A doctor from the University Hospital of North Staffordshire (UHNS) referred the couple to a consultant at Birmingham Women's Hospital's Fetal Medicine Unit for a more detailed scan.
Helen was almost 24 weeks pregnant when they received the devastating news that their baby had Hypoplastic Left Heart Syndrome (HLHS).
The condition occurs when the left side of the heart does not develop correctly.
The oldest person with HLHS lived to just 20 years old and at the moment there is no cure.
Helen, who works as a nurse at the UHNS Cancer Centre, said: "It is literally like a stab in the dark whether or not you get it. It's not a very well known disease, in fact, it's very uncommon and not a lot of research has been done.
"It was explained to us in the simplest terms and we were told that basically, because the left side of the heart is the side which pumps the blood around the body that the heart wasn't healthy."
The couple were then given three choices on what to do next.
They were told they could terminate the pregnancy, carry on with the pregnancy and wait until their baby died naturally or carry on with the pregnancy and if the baby did survive, he would have to have major open heart surgery within the first few days of his life and later on a full heart transplant.
Helen added: "We were just in shock.
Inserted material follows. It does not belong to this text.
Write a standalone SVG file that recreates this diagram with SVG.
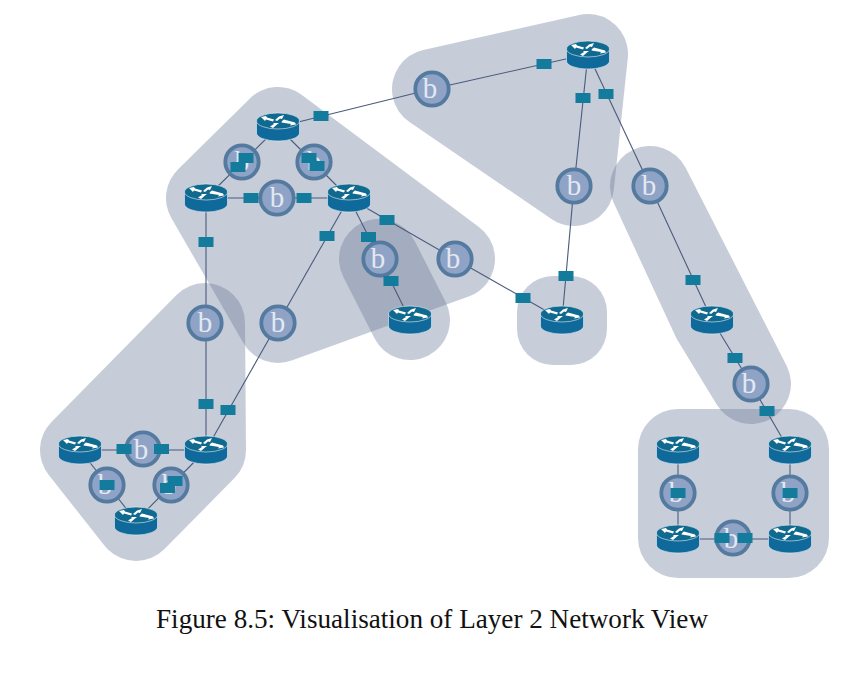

As a nurse I automatically see the negatives of situations, but as soon as I was told everything was fine at my 12-week scan, I just assumed everything would be OK.
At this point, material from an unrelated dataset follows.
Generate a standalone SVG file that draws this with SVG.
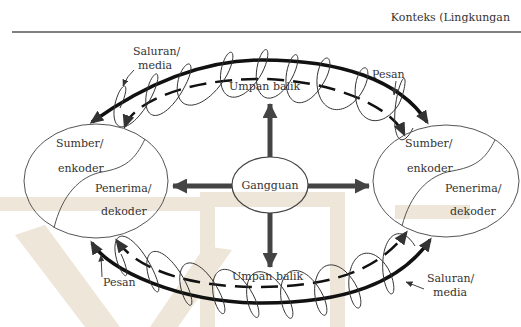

"It was the hardest decision of our lives, but we had to think about what was right for us."
The couple decided to terminate their pregnancy and baby Leo arrived stillborn at UHNS on August 27.
Helen said: "We were told if our child survived, he could suffer with brain damage or learning disabilities due to lack of oxygen being pumped around the body and that his life expectancy is not known so we had to make a decision.
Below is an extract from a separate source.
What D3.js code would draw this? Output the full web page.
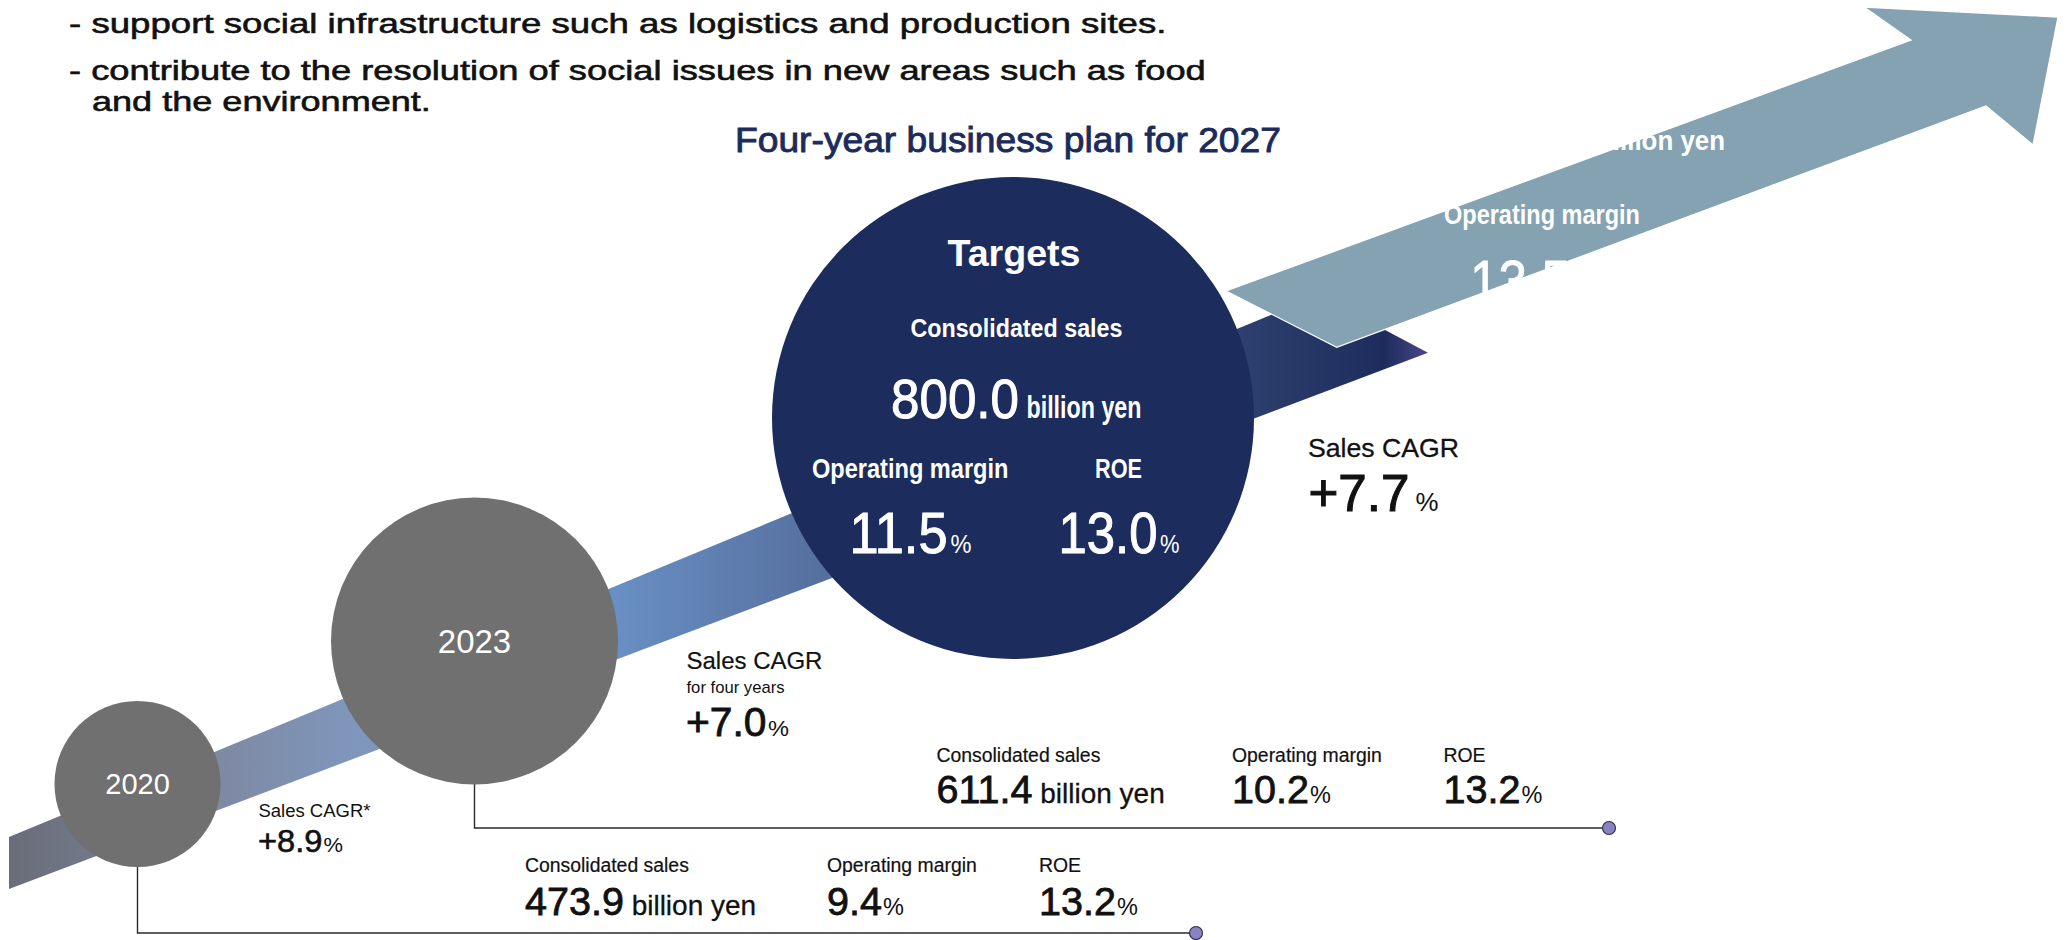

"A lot of people won't agree with the decision we made."
She added: "It was heartbreaking to be told that after all that time, you are not having a baby anymore."
Daniel, aged 26, a computer analyst, said: "It was up to us what we decided to do, but despite it being such a hard decision, the nurses were there and they supported us which made the whole thing that little bit easier.
"Other people have been in similar situations so they knew what they had to do to help us deal with it.
"When we heard about HLHS I knew nothing about it, I had to do my own research but the staff also gave us all the information we needed."
The couple have now launched an online fund-raising campaign in aid of Birmingham Women's Hospital's Fetal Medicine Unit.
So far more than £1,135 has been pledged which will go towards funding research into conditions such as HLHS.
Helen added: "The staff at both hospitals were absolutely brilliant.
"We set up the website for people to make donations so staff can help other babies with similar conditions.
"I would hope no-one goes through this ordeal but if they do they can rely on the brilliant care from staff at both hospitals."